NEW DELHI: The Centre should look into aiding poor students with gadgets and internet facilities in a bid to address the digital divide created in the backdrop of online classes in government and aided schools, a Supreme Court bench said.
The court was hearing an appeal filed by Unaided Recognised Private Schools challenging a previous order of the Delhi High Court which directed private as well as government schools to provide facilities to poor students for online classes.
The bench led by Justices DY Chandrachud and BV Nagarathna said that there is a risk of kids dropping out of schools while it also asked the Delhi government to come up with a plan for the effective implementation of the RTE Act.
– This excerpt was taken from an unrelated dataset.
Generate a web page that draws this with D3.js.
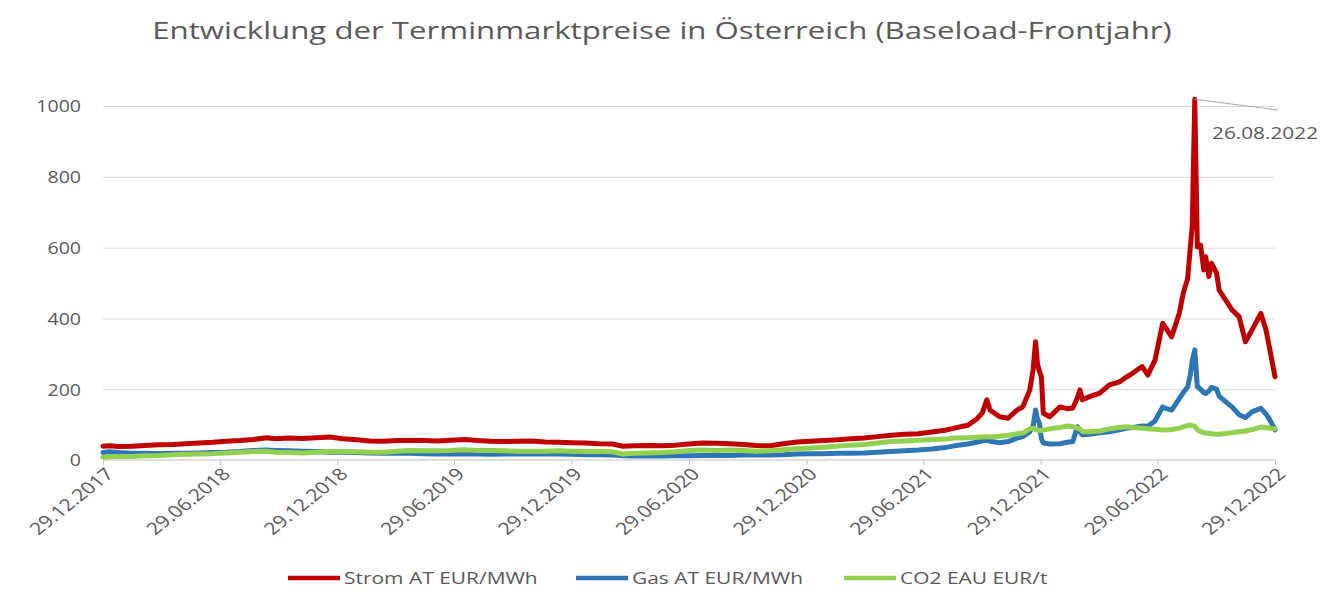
<!DOCTYPE html>
<html><head><meta charset="utf-8">
<script src="https://cdn.jsdelivr.net/npm/d3@7"></script>
<style>
body{margin:0;background:#fff}
svg{display:block}
text{font-family:"Open Sans",sans-serif;fill:#595959}
</style>
</head><body>
<svg id="chart" width="1330" height="603"></svg>
<script>
// ---------- DATA ----------
const title = "Entwicklung der Terminmarktpreise in Österreich (Baseload-Frontjahr)";
const seriesNames = ["Strom AT EUR/MWh", "Gas AT EUR/MWh", "CO2 EAU EUR/t"];
const seriesColors = ["#C00000", "#2E75B6", "#92D050"];
const yTicks = [0, 200, 400, 600, 800, 1000];
const xTickLabels = ["29.12.2017","29.06.2018","29.12.2018","29.06.2019","29.12.2019","29.06.2020","29.12.2020","29.06.2021","29.12.2021","29.06.2022","29.12.2022"];
const annotationDate = "2022-08-26";
const annotationLabel = "26.08.2022";

const dates = ["2017-12-29","2018-01-08","2018-01-22","2018-02-12","2018-03-05","2018-03-26","2018-04-16","2018-05-07","2018-05-28","2018-06-18",
"2018-07-09","2018-07-30","2018-08-20","2018-09-10","2018-09-24","2018-10-15","2018-11-05","2018-11-26","2018-12-17","2019-01-07",
"2019-01-28","2019-02-18","2019-03-11","2019-04-01","2019-04-22","2019-05-13","2019-06-03","2019-06-24","2019-07-15","2019-08-05",
"2019-08-26","2019-09-16","2019-10-07","2019-10-28","2019-11-18","2019-12-09","2019-12-30","2020-01-20","2020-02-10","2020-03-02",
"2020-03-18","2020-04-06","2020-04-27","2020-05-18","2020-06-08","2020-06-29","2020-07-20","2020-08-10","2020-08-31","2020-09-21",
"2020-10-12","2020-11-02","2020-11-23","2020-12-14","2021-01-04","2021-01-25","2021-02-15","2021-03-08","2021-03-29","2021-04-19",
"2021-05-10","2021-05-31","2021-06-21","2021-07-12","2021-08-02","2021-08-16","2021-09-06","2021-09-20","2021-09-29","2021-10-06",
"2021-10-11","2021-10-26","2021-11-08","2021-11-22","2021-12-01","2021-12-12","2021-12-17","2021-12-21","2021-12-24","2021-12-27",
"2021-12-30","2022-01-02","2022-01-12","2022-01-28","2022-02-08","2022-02-17","2022-02-24","2022-02-28","2022-03-04","2022-03-15",
"2022-03-31","2022-04-15","2022-05-01","2022-05-12","2022-05-21","2022-06-05","2022-06-14","2022-06-25","2022-07-07","2022-07-13",
"2022-07-21","2022-08-02","2022-08-08","2022-08-15","2022-08-19","2022-08-22","2022-08-26","2022-08-30","2022-09-04","2022-09-09",
"2022-09-12","2022-09-17","2022-09-21","2022-09-29","2022-10-03","2022-10-13","2022-10-23","2022-11-03","2022-11-13","2022-11-23",
"2022-12-07","2022-12-15","2022-12-22","2022-12-29"];

const strom = [39,40,38,39,41,43,44,46,48,50,
53,55,58,63,60,62,61,63,65,60,
57,54,53,55,56,55,54,56,58,55,
53,52,53,54,51,50,49,48,46,45,
39,40,41,40,42,45,48,47,46,44,
41,40,46,51,53,55,57,60,62,66,
70,73,74,79,84,90,98,115,133,170,
141,122,118,141,150,198,254,334,270,250,
235,132,122,150,145,147,175,198,170,179,
189,212,221,235,245,264,240,282,386,370,
348,415,471,513,600,659,1019,602,607,537,
574,518,556,528,480,452,424,405,334,367,
414,367,302,235];

const gas = [21,23,21,19,19,18,19,19,20,21,
22,24,27,28,27,26,25,24,22,22,
21,20,19,20,19,18,17,17,18,17,
16,17,17,18,17,17,16,15,15,14,
12,11,11,11,12,12,13,13,13,14,
14,14,15,17,18,18,19,19,20,22,
24,26,28,31,35,40,45,50,54,56,
53,49,52,62,66,80,95,141,115,104,
60,48,45,46,50,52,94,80,71,73,
77,80,85,90,92,96,95,110,150,145,
141,174,190,207,240,280,311,207,200,190,
188,195,205,200,180,165,150,128,120,136,
146,130,110,85];

const co2 = [8,9,10,10,12,13,15,16,17,18,
20,22,24,25,22,21,20,22,24,24,
23,22,22,25,27,26,26,27,29,27,
27,26,25,25,25,26,25,24,24,23,
17,19,20,21,23,27,28,27,28,27,
25,26,29,32,34,36,39,42,44,48,
52,54,56,58,59,62,63,64,65,66,
65,67,70,74,76,88,90,86,84,83,
83,85,88,92,96,94,90,88,80,80,
82,88,92,94,92,90,88,87,85,85,
86,90,94,97,99,97,95,86,80,77,
76,75,74,73,73,75,77,80,82,86,
93,91,90,88];

// ---------- CHART ----------
const svg = d3.select("#chart");
const parseISO = d3.timeParse("%Y-%m-%d");
const parseDE = d3.timeParse("%d.%m.%Y");
const fmtDE = d3.timeFormat("%d.%m.%Y");
const D = dates.map(parseISO);
const series = [strom, gas, co2];

const pL = 103, pR = 1275, pT = 106, pB = 460;
const x = d3.scaleTime().domain([parseDE(xTickLabels[0]), parseDE(xTickLabels[xTickLabels.length-1])]).range([pL, pR]);
const y = d3.scaleLinear().domain([0, 1000]).range([pB, pT]);

const SX = 1.15;

// Title
const t = svg.append("text").attr("font-size", 24).attr("text-anchor", "middle").text(title);
const tw = t.node().getComputedTextLength();
t.attr("transform", `translate(662,39) scale(${1020 / tw},1)`);

// Y axis + grid
const yAxis = svg.append("g").attr("transform", `translate(${pL},0)`)
  .call(d3.axisLeft(y).tickValues(yTicks).tickSize(-(pR - pL)).tickFormat(d3.format("d")));
yAxis.select(".domain").remove();
yAxis.selectAll(".tick line").attr("stroke", "#d9d9d9").attr("stroke-width", 1)
  .attr("display", d => d === 0 ? "none" : null);
yAxis.selectAll(".tick text").attr("x", null).attr("dy", "0.35em")
  .attr("font-size", 17).attr("fill", "#595959").attr("font-family", "Open Sans")
  .attr("transform", `translate(-22,0) scale(${SX},1)`);

// X axis
const xAxis = svg.append("g").attr("transform", `translate(0,${pB})`)
  .call(d3.axisBottom(x).tickValues(xTickLabels.map(parseDE)).tickSize(5).tickFormat(fmtDE));
xAxis.select(".domain").attr("stroke", "#bfbfbf").attr("d", `M${pL},0H${pR}`);
xAxis.selectAll(".tick line").attr("stroke", "#bfbfbf");
xAxis.selectAll(".tick text").attr("x", null).attr("y", null).attr("dy", "0.35em")
  .attr("font-size", 16.8).attr("fill", "#595959").attr("font-family", "Open Sans")
  .attr("text-anchor", "end")
  .attr("transform", "translate(6,11) scale(1.26,1) rotate(-45)");

// Lines
const line = d3.line().x((d, i) => x(D[i])).y(d => y(d));
series.forEach((s, k) => {
  svg.append("path").datum(s).attr("d", line)
    .attr("fill", "none").attr("stroke", seriesColors[k])
    .attr("stroke-width", 5).attr("stroke-linejoin", "round").attr("stroke-linecap", "round");
});

// Annotation
const ai = dates.indexOf(annotationDate);
const ax = x(D[ai]), ay = y(strom[ai]);
svg.append("line").attr("x1", ax).attr("y1", ay).attr("x2", 1278).attr("y2", 110)
  .attr("stroke", "#a6a6a6").attr("stroke-width", 1);
svg.append("text").attr("font-size", 16).attr("transform", `translate(1212,139) scale(1.3,1)`).text(annotationLabel);

// Legend
const legendStarts = [288, 576, 844];
seriesNames.forEach((n, k) => {
  const lx = legendStarts[k];
  svg.append("line").attr("x1", lx).attr("x2", lx + 52).attr("y1", 578).attr("y2", 578)
    .attr("stroke", seriesColors[k]).attr("stroke-width", 4.5);
  svg.append("text").attr("font-size", 16.5).attr("dy", "0.35em")
    .attr("transform", `translate(${lx + 56},578) scale(1.27,1)`).text(n);
});
</script>
</body></html>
"Article 21A of the Constitution has to become a reality and if that is to be so, the needs of children from underprivileged sections to receive adequate access to online education cannot be denied," the bench said.
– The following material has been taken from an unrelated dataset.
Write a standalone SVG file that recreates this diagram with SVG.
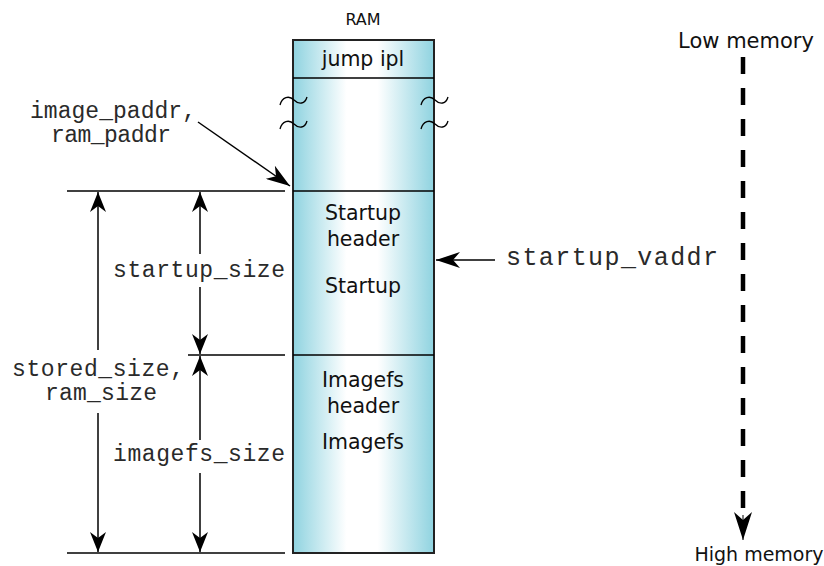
<svg xmlns="http://www.w3.org/2000/svg" width="824" height="566" viewBox="0 0 824 566">
<defs>
<linearGradient id="ramgrad" x1="0" y1="0" x2="1" y2="0">
<stop offset="0" stop-color="#8fd3e0"/>
<stop offset="0.38" stop-color="#ffffff"/>
<stop offset="0.6" stop-color="#ffffff"/>
<stop offset="1" stop-color="#8fd3e0"/>
</linearGradient>
<marker id="ah" viewBox="0 0 20 16" refX="20" refY="8" markerWidth="20" markerHeight="16" markerUnits="userSpaceOnUse" orient="auto">
<path d="M0,0 L20,8 L0,16 L6,8 Z" fill="#000"/>
</marker>
<marker id="ahbig" viewBox="0 0 24 16" refX="24" refY="8" markerWidth="24" markerHeight="16" markerUnits="userSpaceOnUse" orient="auto">
<path d="M0,0 L24,8 L0,16 L7,8 Z" fill="#000"/>
</marker>
<marker id="ahmem" viewBox="0 0 28 18" refX="28" refY="9" markerWidth="28" markerHeight="18" markerUnits="userSpaceOnUse" orient="auto">
<path d="M0,0 L28,9 L0,18 L8,9 Z" fill="#000"/>
</marker>
</defs>
<style>
.sans{font-family:"DejaVu Sans",Verdana,sans-serif;fill:#111;}
.box-t{font-size:20.5px;}
.mono{font-family:"Liberation Mono","Courier New",monospace;font-size:23px;fill:#2a2a2a;}
.ln{stroke:#000;stroke-width:1.5;fill:none;}
.box{stroke:#222;stroke-width:2;}
.wave{stroke:#000;stroke-width:1.3;fill:none;}
</style>
<g id="ram">
<rect class="box" x="293" y="40" width="141" height="513" fill="url(#ramgrad)"/>
<line class="ln" x1="293" y1="78" x2="434" y2="78"/>
<line class="ln" x1="293" y1="191" x2="434" y2="191"/>
<line class="ln" x1="293" y1="355" x2="434" y2="355"/>
<text class="sans" x="363" y="25" text-anchor="middle" font-size="16">RAM</text>
<text class="sans box-t" x="363" y="66" text-anchor="middle">jump ipl</text>
<text class="sans box-t" x="363" y="220" text-anchor="middle">Startup</text>
<text class="sans box-t" x="363" y="246" text-anchor="middle">header</text>
<text class="sans box-t" x="363" y="293" text-anchor="middle">Startup</text>
<text class="sans box-t" x="363" y="387" text-anchor="middle">Imagefs</text>
<text class="sans box-t" x="363" y="413" text-anchor="middle">header</text>
<text class="sans box-t" x="363" y="449" text-anchor="middle">Imagefs</text>
</g>
<g id="breaks">
<path class="wave" d="M280,105 C282,97 289,95 294,100 C299,105 305,104 307,97"/>
<path class="wave" d="M280,129 C282,121 289,119 294,124 C299,129 305,128 307,121"/>
<path class="wave" d="M421,105 C423,97 430,95 435,100 C440,105 446,104 448,97"/>
<path class="wave" d="M421,129 C423,121 430,119 435,124 C440,129 446,128 448,121"/>
</g>
<g id="labels">
<text class="mono" x="30" y="118" textLength="166" lengthAdjust="spacing">image_paddr,</text>
<text class="mono" x="51" y="142" textLength="120" lengthAdjust="spacing">ram_paddr</text>
<text class="mono" x="113" y="277" textLength="172" lengthAdjust="spacing">startup_size</text>
<text class="mono" x="12" y="376" textLength="172" lengthAdjust="spacing">stored_size,</text>
<text class="mono" x="45" y="400" textLength="112" lengthAdjust="spacing">ram_size</text>
<text class="mono" x="113" y="461" textLength="172" lengthAdjust="spacing">imagefs_size</text>
<text class="mono" x="506" y="265" style="font-size:25px" textLength="212" lengthAdjust="spacing">startup_vaddr</text>
</g>
<g id="memory">
<text class="sans" x="746" y="48" text-anchor="middle" font-size="21">Low memory</text>
<text class="sans" x="759" y="561" text-anchor="middle" font-size="19">High memory</text>
</g>
<g id="connectors">
<line class="ln" x1="67" y1="191" x2="285" y2="191"/>
<line class="ln" x1="188" y1="355" x2="285" y2="355"/>
<line class="ln" x1="67" y1="553" x2="285" y2="553"/>
<line class="ln" x1="98" y1="350" x2="98" y2="192" marker-end="url(#ah)"/>
<line class="ln" x1="98" y1="413" x2="98" y2="552" marker-end="url(#ah)"/>
<line class="ln" x1="200" y1="254" x2="200" y2="192" marker-end="url(#ah)"/>
<line class="ln" x1="200" y1="287" x2="200" y2="354" marker-end="url(#ah)"/>
<line class="ln" x1="200" y1="440" x2="200" y2="356" marker-end="url(#ah)"/>
<line class="ln" x1="200" y1="473" x2="200" y2="552" marker-end="url(#ah)"/>
<line class="ln" x1="198" y1="122" x2="290" y2="186" marker-end="url(#ahbig)"/>
<line class="ln" x1="495" y1="260" x2="436" y2="260" marker-end="url(#ahbig)"/>
<line x1="743" y1="57" x2="743" y2="522" stroke="#000" stroke-width="4.5" stroke-dasharray="17,14"/>
<line x1="743" y1="515" x2="743" y2="540" stroke="#000" stroke-width="1" marker-end="url(#ahmem)"/>
</g>
</svg>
It will be a disparity if a section of students find it unable to do homework, which is assigned and submitted through online these days, it said. "We must appreciate the Delhi High Court for its judgement. It is heart-wrenching to even think of the disparity among the children. From where will a poor family get a laptop or tablet to make their children study online?" Justice Chandrachud said.
"The state has to come up with a plan and mobilise funds. It is the responsibility of the government to take care of these children," Justice Nagarthna said.
The bench said in its order, "We, therefore, direct that it would be necessary to the government of NCT Delhi to come out with a plan which shall be placed before the court and to effectuate the salient objective of the RTE Act."
The bench also asked the managements of the unaided recognised schools to follow suit.